Two young people have a presence on the Goshen College campus despite the fact that they never had a chance to attend classes here, as leukemia took their lives over 30 years ago. Their father, Ervin Beck, a former English professor, can often be found tending to the garden that was established as a memorial for the two children, Joel and Sarah.

The memorial garden, located behind the Newcomer Center, is a shady, quiet and comfortable space in which to relax, do homework or eat lunch. The garden is visible when you enter through the back entrance of Newcomer or look through the large glass windows in the lounge area.

In 2016, Goshen College established the garden as a memorial for the two children of Ervin and Phyllis Beck. Joel died in 1973 at the age of 8 and Sarah died in 1985 at the age of 15. Once the couple was told not to have children again, they adopted twins, William and Clarissa. A group of the Beck’s family friends put together a fund that helped them begin building the garden.

Jon Cutrell, the master planner of the Calendar Garden in Elkhart County, designed the layout for the memorial garden back in 1987. The garden embraces a unique Japanese design, which traditionally includes stones and a waterway, though no water runs through the waterway.

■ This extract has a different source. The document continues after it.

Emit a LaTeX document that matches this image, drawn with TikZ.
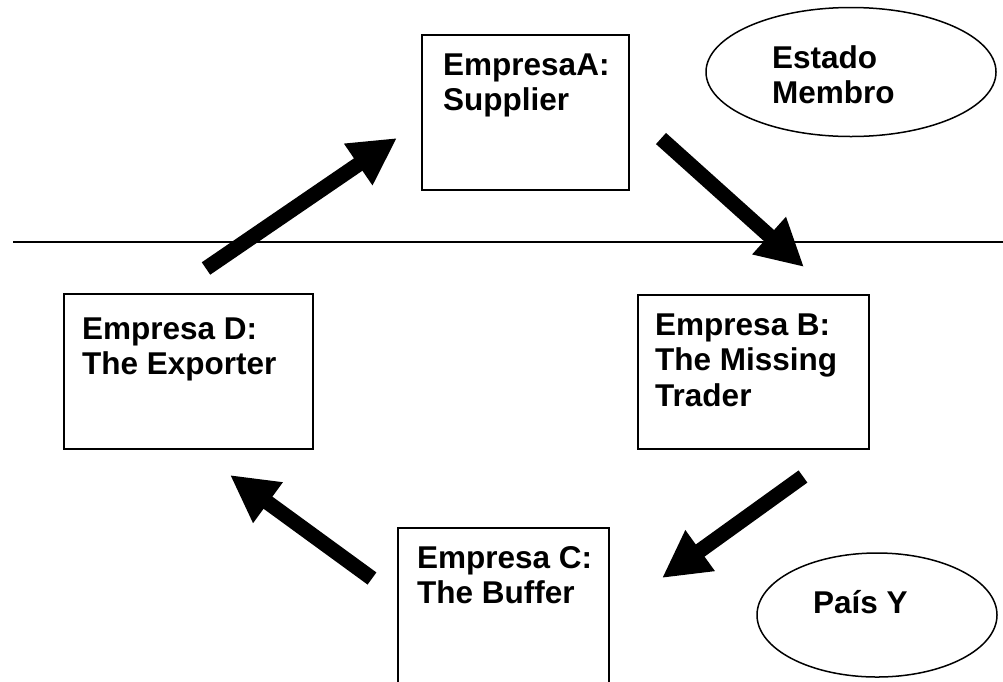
\documentclass[tikz,border=0pt]{standalone}
\usepackage{fontspec}
\setmainfont{Liberation Sans}
\usetikzlibrary{arrows.meta,shapes.geometric}
\begin{document}
\begin{tikzpicture}[x=1pt,y=-1pt,
  box/.style={draw,line width=1.5pt,inner sep=0pt,anchor=north west},
  oval/.style={draw,ellipse,line width=1.5pt,inner sep=0pt},
  lbl/.style={anchor=base west,inner sep=0pt,font=\fontsize{31.5}{35.5}\selectfont\bfseries},
  flow/.style={line width=15pt,-{Triangle[length=47pt,width=47pt]}}]
\clip (0,0) rectangle (1003,681);

% border line between the two zones
\coordinate (L) at (13,242);
\coordinate (R) at (1003,242);
\draw[line width=2pt] (L) -- (R);

% companies
\node[box,minimum width=207pt,minimum height=155pt] (A) at (421,34) {};
\node[box,minimum width=231pt,minimum height=154pt] (B) at (637,294) {};
\node[box,minimum width=211pt,minimum height=170pt] (C) at (397,527) {};
\node[box,minimum width=249pt,minimum height=155pt] (D) at (63,293) {};

\node[lbl] (Atext) at (443,75) {\vtop{\hbox{EmpresaA:}\hbox{Supplier}}};
\node[lbl] (Btext) at (655,335) {\vtop{\hbox{Empresa B:}\hbox{The Missing}\hbox{Trader}}};
\node[lbl] (Ctext) at (417,568) {\vtop{\hbox{Empresa C:}\hbox{The Buffer}}};
\node[lbl] (Dtext) at (82,339) {\vtop{\hbox{Empresa D:}\hbox{The Exporter}}};

% territories
\node[oval,minimum width=290pt,minimum height=129pt] (EM) at (851,72) {};
\node[lbl] (EMtext) at (772,68) {\vtop{\hbox{Estado}\hbox{Membro}}};
\node[oval,minimum width=240pt,minimum height=124pt] (PY) at (877,615) {};
\node[lbl] (PYtext) at (813,613) {País Y};

% flow of goods
\coordinate (d1) at (206,268.5);
\coordinate (a1) at (397,138);
\coordinate (a2) at (661,138.5);
\coordinate (b1) at (804,267);
\coordinate (b2) at (803,476.5);
\coordinate (c1) at (662,578);
\coordinate (c2) at (372,578.5);
\coordinate (d2) at (230,475);
\draw[flow] (d1) -- (a1);
\draw[flow] (a2) -- (b1);
\draw[flow] (b2) -- (c1);
\draw[flow] (c2) -- (d2);
\end{tikzpicture}
\end{document}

However, there is running water where the small fountain shoots out into a small pond and cycles back through endlessly.

Limestone benches surround the fountain and the largest tree in the garden, whose thick trunk is wound in ivy, provides plenty of shade to that area. Bordering the garden are brick walls that have organized openings to allow for airflow. More bricks were put down on the ground to create a winding path through the garden, which leads to the entrance for the Goshen College archive building.

“The design is solid,” Ervin Beck said. “It’s never going to fade away. It’s a good place to sit and have your lunch or just sit and think. There’s running water and there’s always a nice view.”

This green space on campus is not a flower garden, especially given the fact that the lack of sunlight makes it hard for flowers to even bloom. Despite working on it over the summer, many of the plants need major replanting because the soil and the ground dry so quickly. Beck thinks very few birds fly in and out of the garden because of the lack of berry trees. The garden also includes the tulip poplar tree, a favorite of Thomas Jefferson’s, that generally has thin trunks and branches that grow full of leaves.

Beck, the 80-year-old groundskeeper for the garden, gets some help from the Physical Plant but has never hired a professional landscaper.

“I’m not really a gardener,” he said. “I just keep things going.”

As a place at the southern edge of the college, the garden serves the campus as a hidden gem.

Students eager for new locations to focus and study have an option in the memorial garden.

“Having a quiet place to study or relax is always welcome,” said first-year Nathan Pauls.

For Beck, the garden means a great deal.

“It’s personal,” he said. “It’s a place we have great affection for. It’s very meaningful to us.”

And in that regard, the garden still shows signs of life, regardless of the season, even as fall moves toward winter.